> **Exercise task**:
Extract the lines from the start through the line that holds "W, H = 889, 574", both included, omitting all images.

> **Data shown**:
-*-

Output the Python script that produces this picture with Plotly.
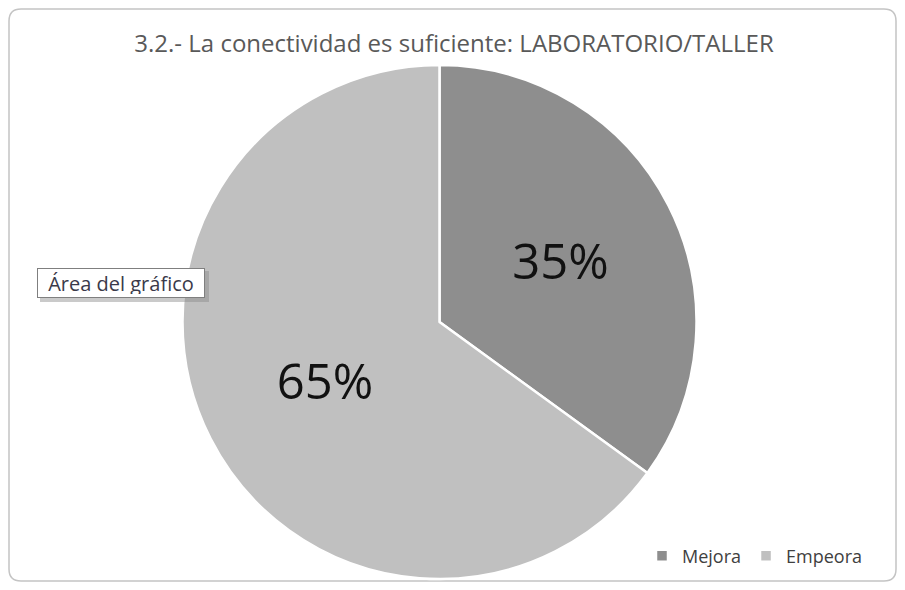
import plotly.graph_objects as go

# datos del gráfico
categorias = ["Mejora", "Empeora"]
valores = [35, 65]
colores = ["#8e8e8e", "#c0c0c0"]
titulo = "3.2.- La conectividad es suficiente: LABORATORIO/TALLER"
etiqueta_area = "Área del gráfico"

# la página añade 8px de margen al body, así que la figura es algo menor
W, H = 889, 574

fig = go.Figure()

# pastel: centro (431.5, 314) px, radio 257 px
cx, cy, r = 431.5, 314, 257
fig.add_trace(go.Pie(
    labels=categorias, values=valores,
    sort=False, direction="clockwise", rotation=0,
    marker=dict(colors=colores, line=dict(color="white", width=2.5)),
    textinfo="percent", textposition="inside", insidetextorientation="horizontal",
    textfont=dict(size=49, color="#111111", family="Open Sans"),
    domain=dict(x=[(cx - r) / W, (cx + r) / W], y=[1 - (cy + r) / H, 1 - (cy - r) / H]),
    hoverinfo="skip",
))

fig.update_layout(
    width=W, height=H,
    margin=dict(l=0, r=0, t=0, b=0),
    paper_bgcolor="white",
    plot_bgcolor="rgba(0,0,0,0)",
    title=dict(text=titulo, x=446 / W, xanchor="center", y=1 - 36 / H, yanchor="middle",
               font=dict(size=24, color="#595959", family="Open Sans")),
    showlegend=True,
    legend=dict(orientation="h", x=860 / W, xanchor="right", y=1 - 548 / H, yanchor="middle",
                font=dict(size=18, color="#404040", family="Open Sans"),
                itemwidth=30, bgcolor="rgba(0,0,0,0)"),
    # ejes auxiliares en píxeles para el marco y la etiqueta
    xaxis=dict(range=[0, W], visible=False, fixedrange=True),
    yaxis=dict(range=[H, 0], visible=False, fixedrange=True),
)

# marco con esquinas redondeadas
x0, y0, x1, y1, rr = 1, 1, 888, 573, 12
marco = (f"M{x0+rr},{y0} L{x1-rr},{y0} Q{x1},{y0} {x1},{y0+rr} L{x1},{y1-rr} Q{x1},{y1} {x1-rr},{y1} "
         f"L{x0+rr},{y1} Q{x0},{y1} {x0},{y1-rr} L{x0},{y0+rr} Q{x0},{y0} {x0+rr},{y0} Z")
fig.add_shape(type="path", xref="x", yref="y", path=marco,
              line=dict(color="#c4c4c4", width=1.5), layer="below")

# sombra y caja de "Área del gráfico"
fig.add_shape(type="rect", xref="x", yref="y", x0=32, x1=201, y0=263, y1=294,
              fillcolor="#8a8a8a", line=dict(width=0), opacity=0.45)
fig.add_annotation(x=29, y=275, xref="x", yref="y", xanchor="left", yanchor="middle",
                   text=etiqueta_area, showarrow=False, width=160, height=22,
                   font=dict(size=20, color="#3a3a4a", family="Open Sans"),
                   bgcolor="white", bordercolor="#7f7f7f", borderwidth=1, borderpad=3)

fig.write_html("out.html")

-*-

> **Answer to the task**:
Output the Python script that produces this picture with Plotly.
import plotly.graph_objects as go

# datos del gráfico
categorias = ["Mejora", "Empeora"]
valores = [35, 65]
colores = ["#8e8e8e", "#c0c0c0"]
titulo = "3.2.- La conectividad es suficiente: LABORATORIO/TALLER"
etiqueta_area = "Área del gráfico"

# la página añade 8px de margen al body, así que la figura es algo menor
W, H = 889, 574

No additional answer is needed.